Warga lainnya, Ramadan Harahap mengatakan, kondisi Unte Rudang sudah kerap diberitakan media massa. Baik lokal maupun nasional. Namun, sampai saat ini belum ada perubahan.
"Tapi begitupun kami tetap berharap," kata Ramadan.
Ramadan juga merupakan penduduk asli Unte Rudang. Ia lahir di sini dan sudah memiliki dua anak. Satu di antaranya masih duduk di bangku sekolah dasar.
Ramadan mengakui kondisi jalan yang buruk ke kampungnya sangat menyulitkan anak-anak untuk sekolah. Bahkan, tak jarang anak-anak di kampung ini berjalan kaki sekitar dua kilometer menuju sekolah.
"Kami berharap pemerintah mau membuka mata melihat kampung kami ini. Karena sebenarnya kampung kami ini di tengah-tengah. Kampung lainnya sudah ada listrik," ujar Ramadan.
Sulit Akses Jalan
Sampai berita ini diturunkan, Bupati Tapanuli Selatan Syahrul Pasaribu belum dapat dimintai komentarnya.
Syahrul tidak menjawab panggilan telepon setelah berulang kali dihubungi. Ia juga juga tidak membalas pesan yang dikirim melalui aplikasi WhatsApp.
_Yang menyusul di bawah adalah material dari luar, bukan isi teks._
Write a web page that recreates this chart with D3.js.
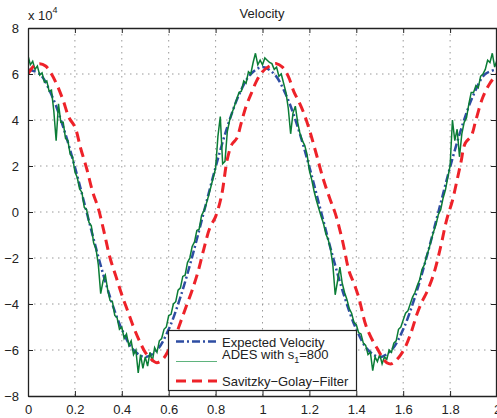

Manajer PLN Area Padangsidimpuan Ronny Afrianto mengakui di wilayah kerjanya, Tapanuli bagian Sletan masih ada beberapa kawasan yang belum dialiri listrik.
"Di wilayah eks Tapanuli bagian Selatan, rasio desa berlistrik belum 100 persen," ujar Ronny melalui telepon seluler.
Untuk Desa Pargarutan Dolok, Angkola Timur yang berlokasi membutuhkan wkatu tempuh sekitar 15 menit dari perkantoran Kabupaten Tapanuli Selatan, Ronny berjanji segera meninjau tempat tersebut.
Dia mengaku tim PLN terkadang terkendala sulitnya akses jalan. Persoalan lain, terkait pembebasan lahan atau tanaman di lokasi, sehingga mengahambat masuknya listrik.
"Kalau jalan itu hanya bisa dilitnasi roda dua, tentu kami kesulitan untuk memobilisasi material dan peralatan," ujar Ronny.
"Bertahap sudah kami lakukan penyambungan. Tetakhir di Kabupaten Padanglawas. Sebelumnya di Tapanuli Selatan, tepatnya di Sitabo-tabo," kata Ronny.